Adaptive injection methods, notably high-pressure pulse and water-alternating-gas (WAG) techniques, improved CO2 retention and demonstrated the importance of dynamic, site-specific protocols. Caprock integrity and fault stability remained key to storage security, supported by geomechanical modeling and real-time monitoring tools such as distributed acoustic sensing (DAS) and time-lapse seismic imaging.

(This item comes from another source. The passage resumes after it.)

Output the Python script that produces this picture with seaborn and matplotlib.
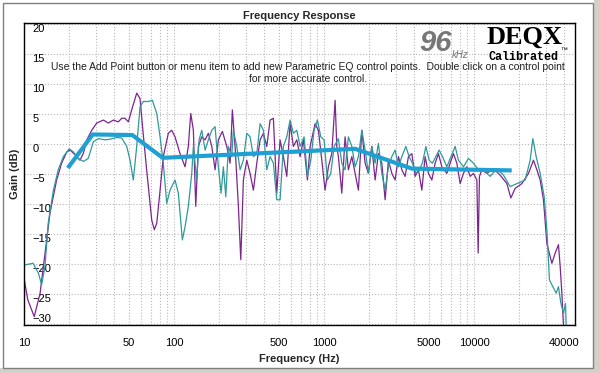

The integration of machine learning with monitoring systems enabled predictive control of injection parameters, enhancing storage efficiency while reducing leakage risks. Economic analyses identified basalt formations as the most cost-effective option, particularly when coupled with geothermal energy recovery. The integration of machine learning demonstrated that rapid prediction of CO2 retention performance is achievable using a limited set of heterogeneity descriptors and operational inputs. By quantifying the dominant influence of permeability contrast, the model provides a scalable decision-support tool that can guide injection strategy selection prior to field deployment, reducing both uncertainty and monitoring costs.

Overall, this study provides a comprehensive framework linking geochemical, geomechanical, and data-driven approaches to achieve secure and efficient CO2 storage. It highlights basalt formations as prime CCS candidates and calls for further exploration of nanotechnology and AI-assisted modeling to advance large-scale, low-risk carbon sequestration.

From a practical standpoint, the results support a decision-making workflow in CCS site development that involves quantifying reservoir heterogeneity through geostatistical modeling, classifying formation type and mineral reactivity, screening compatible injection strategies such as pulse injection in basalt or WAG in sandstone, and defining monitoring intensity based on predicted retention stability. This integrated framework enables CCS operators to align project design with reservoir-specific heterogeneity conditions, thereby improving performance while reducing cost and risk.

Conflicts of Interest

The authors declare no conflicts of interest regarding the publication of this paper.